The Enemy Within follows right after the end of the first game with Bruce having defeated Lady Arkham, The Penguin, and Catwoman. The Enemy Within feels more epic has a larger overarching story and has more villains in place. We get Bane, Riddler, Harley Quinn, The Joker, and Mr. Freeze all wrapped up into one big Batman package. The story from Telltale is one of the most unique and interesting I have seen in the Batman universe to date. It feels tightly knit and has resolution at the end instead of spiraling out of control into a million different spin-offs. Main characters can die, and Batman can even break his own code if you choose.
This game is probably one of the only Telltale adventure games that cut out all the fat from the choices part of the game. Even the dialogue option has meaning and makes a difference towards the end goal. There are larger moments that can turn the story around and fewer twists and surprises in this game, but the overall story is a slow burn rather than starting and stopping as in the first game. Some episodes are slower-paced, sometimes too slow, and this game really has too few action sequences and mini-games for my taste. I like the story, but some of the cut scenes can be nearly 20 minutes long with very little input. Again, this is another “interactive movie” with very little gameplay outside of some quick-time events and even less puzzle solving.
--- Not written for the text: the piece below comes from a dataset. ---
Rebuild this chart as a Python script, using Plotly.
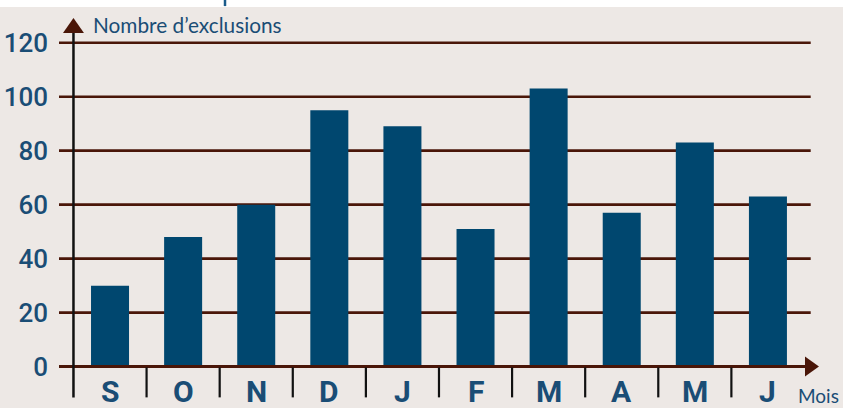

What we get is an origin story that doesn’t go too far back. We get to see how The Joker became insane and hated Batman, how Harley became a psycho herself and the relationship between Batman and Catwoman grows or falls apart depending on how you play. We also get to see how Riddler became the way he did, and one thing I need to point out is this game feels more like it can happen in today’s world. Less magic and fantasy stuff from the villains. Everything looks and feels like it can be explained somehow in today’s world which I love. All the villains are just normal humans with a slight scientific twist to them.
I will say we don’t get a backstory on Bane or Mr. Freeze really. Mr. Freeze isn’t used all that much and Bane is just an annoying bully through the whole thing. We do get a new entity called The Agency which is an original faction used in the game to counter-balance The Pact (all the villains) and it’s up to you to decide how The Agency is towards Batman. Amanda Waller is a love-or-hate kind of character, and mostly one-dimensional, but we get to see Lucious Fox’s daughter Tiffany, and the game eventually plays into the psychological aspect of Joker and Batman’s relationship like the comics do.
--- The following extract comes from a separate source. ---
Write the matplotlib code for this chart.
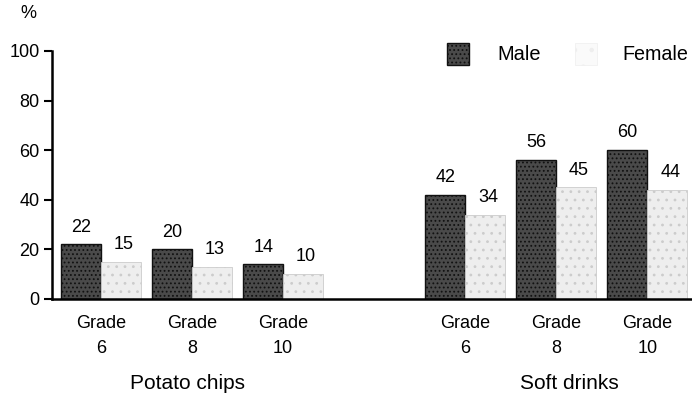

At the end of the day, we really feel like we know Batman, Alfred, Joker, and Harley all too well. Telltale did an amazing job of getting you inside their heads and making you really feel like you’re controlling Bruce’s fate and story. While the game is too light on gameplay, and a little slow-paced, I couldn’t stop playing as I wanted to see what happened next. I really weighed my choices and felt at the end everything from the first game to the end of this one was satisfying and meaningful. This is clearly the best Batman game to play if you want an amazing story.
The Shadows Edition adds some enhanced visuals, better textures, lighting, and a noir style that I played the game in that makes everything black and white except certain colors like red, green, and various accents of the character’s iconic colors. The game’s upgrades look great and I didn’t run into any bugs like I usually do with Telltale games.